Because the data was scraped from multiple sources, extensive data cleaning and preparation was required, which includes the following:
- Removed brackets and commas from all features that used them.
- Price numeric data was parsed.
- Colors were standardized, and multiple colors were renamed to be one.
- Brand and Model were parsed, formatted, and standardized to be the same across all sources.
- Several outliers were removed, and engine capacity was standardized at milliliters. e.t.c
For the Exploratory Analysis, various factors and trends affecting car prices in the region were investigated, as well as questions such as the popularity of brands and models.
Firstly, due to the sheer numbers of car models and brands present, target mean encoding was used to encode them, while for the remaining categorical features, ordinal and one hot encoding was used as required.

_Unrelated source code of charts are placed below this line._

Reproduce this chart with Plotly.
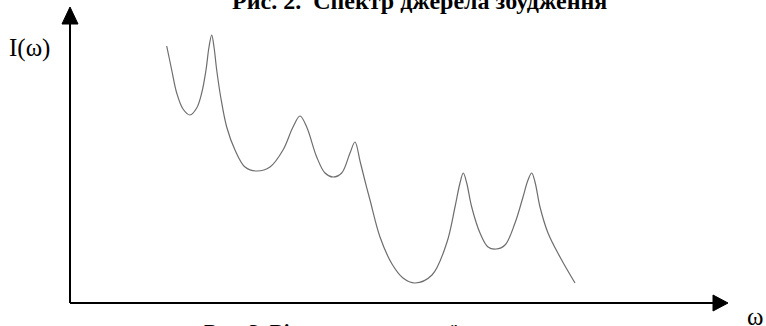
import plotly.graph_objects as go

# Spectrum I(omega): sampled points along the curve (arbitrary units)
omega = [0.967, 1.017, 1.067, 1.13, 1.20, 1.267, 1.317, 1.36, 1.39, 1.417,
         1.44, 1.467, 1.507, 1.567, 1.65, 1.75, 1.867, 2.00, 2.13, 2.23,
         2.30, 2.367, 2.467, 2.55, 2.63, 2.717, 2.80, 2.85, 2.90, 2.95,
         3.00, 3.10, 3.22, 3.33, 3.45, 3.62, 3.767, 3.85, 3.90, 3.933,
         3.967, 4.017, 4.10, 4.18, 4.26, 4.35, 4.45, 4.53, 4.58, 4.617,
         4.65, 4.70, 4.78, 4.90, 5.05]
intensity = [2.57, 2.33, 2.10, 1.94, 1.88, 1.95, 2.10, 2.33, 2.56, 2.68,
             2.56, 2.33, 2.06, 1.76, 1.53, 1.36, 1.32, 1.36, 1.53, 1.76,
             1.87, 1.76, 1.46, 1.30, 1.26, 1.30, 1.50, 1.61, 1.42, 1.22,
             1.03, 0.66, 0.39, 0.25, 0.20, 0.28, 0.60, 0.96, 1.20, 1.30,
             1.20, 0.96, 0.70, 0.56, 0.54, 0.58, 0.80, 1.06, 1.23, 1.30,
             1.21, 0.96, 0.70, 0.46, 0.20]

title_text = "Рис. 2.  Спектр джерела збудження"
caption_text = "Рис. 3. Відгук коливальної системи"
y_label = "I(ω)"
x_label = "ω"

serif = "Liberation Serif, Times New Roman, serif"

fig = go.Figure()
fig.add_trace(go.Scatter(
    x=omega, y=intensity, mode="lines",
    line=dict(color="#6e6e6e", width=1.2, shape="spline", smoothing=1.0),
    hoverinfo="skip", showlegend=False,
))

axis_col = "black"
shapes = [
    # vertical axis + arrowhead
    dict(type="line", x0=0, y0=0, x1=0, y1=2.85, line=dict(color=axis_col, width=2)),
    dict(type="path", path="M -0.08 2.79 L 0 2.96 L 0.08 2.79 Z",
         fillcolor=axis_col, line=dict(color=axis_col, width=1)),
    # horizontal axis + arrowhead
    dict(type="line", x0=0, y0=0, x1=6.48, y1=0, line=dict(color=axis_col, width=2)),
    dict(type="path", path="M 6.43 0.08 L 6.58 0 L 6.43 -0.08 Z",
         fillcolor=axis_col, line=dict(color=axis_col, width=1)),
]

annotations = [
    dict(xref="paper", yref="paper", x=0.039, y=0.853, text=y_label, showarrow=False,
         font=dict(family=serif, size=25, color="black"),
         xanchor="center", yanchor="middle"),
    dict(xref="paper", yref="paper", x=0.9856, y=0.03, text=x_label, showarrow=False,
         font=dict(family=serif, size=25, color="black"),
         xanchor="center", yanchor="middle"),
    dict(xref="paper", yref="paper", x=0.547, y=0.997, text="<b>" + title_text + "</b>",
         showarrow=False, font=dict(family=serif, size=24, color="black"),
         xanchor="center", yanchor="middle"),
    dict(xref="paper", yref="paper", x=0.2637, y=-0.018, text="<b>" + caption_text + "</b>",
         showarrow=False, font=dict(family=serif, size=21, color="black"),
         xanchor="left", yanchor="middle"),
]

fig.update_layout(
    width=766, height=326,
    margin=dict(l=0, r=0, t=0, b=0),
    paper_bgcolor="white", plot_bgcolor="white",
    xaxis=dict(range=[-0.70, 6.96], visible=False, fixedrange=True),
    yaxis=dict(range=[-0.23, 3.03], visible=False, fixedrange=True),
    shapes=shapes,
    annotations=annotations,
)

fig.write_html("out.html")
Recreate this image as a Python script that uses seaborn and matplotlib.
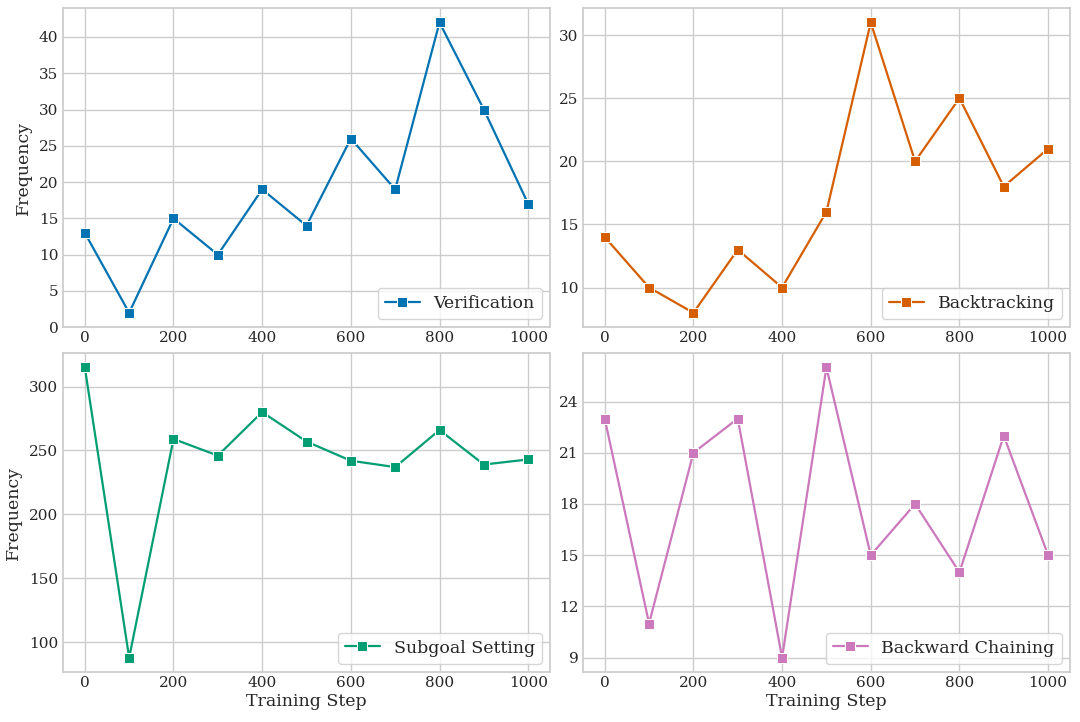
import numpy as np
import pandas as pd
import matplotlib.pyplot as plt
import seaborn as sns

steps = [0, 100, 200, 300, 400, 500, 600, 700, 800, 900, 1000]
verification = [13, 2, 15, 10, 19, 14, 26, 19, 42, 30, 17]
backtracking = [14, 10, 8, 13, 10, 16, 31, 20, 25, 18, 21]
subgoal_setting = [315, 88, 259, 246, 280, 257, 242, 237, 266, 239, 243]
backward_chaining = [23, 11, 21, 23, 9, 26, 15, 18, 14, 22, 15]
bc_yticks = [9, 12, 15, 18, 21, 24]

sns.set_theme(style="whitegrid", palette="colorblind")
plt.rcParams["font.family"] = ["DejaVu Serif"]
pal = sns.color_palette("colorblind")

series = [
    ("Verification", verification, pal[0]),
    ("Backtracking", backtracking, pal[3]),
    ("Subgoal Setting", subgoal_setting, pal[2]),
    ("Backward Chaining", backward_chaining, pal[4]),
]

fig, axes = plt.subplots(2, 2, figsize=(10.8, 7.22), dpi=100)
for i, (name, vals, color) in enumerate(series):
    ax = axes.flat[i]
    df = pd.DataFrame({"step": steps, "freq": vals})
    sns.lineplot(data=df, x="step", y="freq", marker="s", markersize=7.5,
                 color=color, linewidth=1.6, label=name, ax=ax)
    ax.set_xticks([0, 200, 400, 600, 800, 1000])
    ax.tick_params(labelsize=11, length=0, pad=3)
    ax.set_xlabel("Training Step" if i >= 2 else "", fontsize=12.5, labelpad=2)
    ax.set_ylabel("Frequency" if i % 2 == 0 else "", fontsize=12.5, labelpad=5)
    ax.legend(loc="lower right", fontsize=12.5)
    if name == "Backward Chaining":
        ax.set_yticks(bc_yticks)

plt.subplots_adjust(left=0.058, right=0.991, top=0.989, bottom=0.069,
                    wspace=0.066, hspace=0.08)
fig.savefig("out.png", dpi=100)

Three different models were created and evaluated using Mean Absolute Error.
The Random Forest model far outperformed the other approaches on the test and validation sets.
Random Forest : MAE = 1.8M
Decision Tree: MAE = 2.0M
Ridge Regression: MAE = 2.2M
This step involved creating a Flask web application and API that was hosted on a local webserver. Users can enter and submit information about the vehicle they want to estimate, and the application will return the estimated price.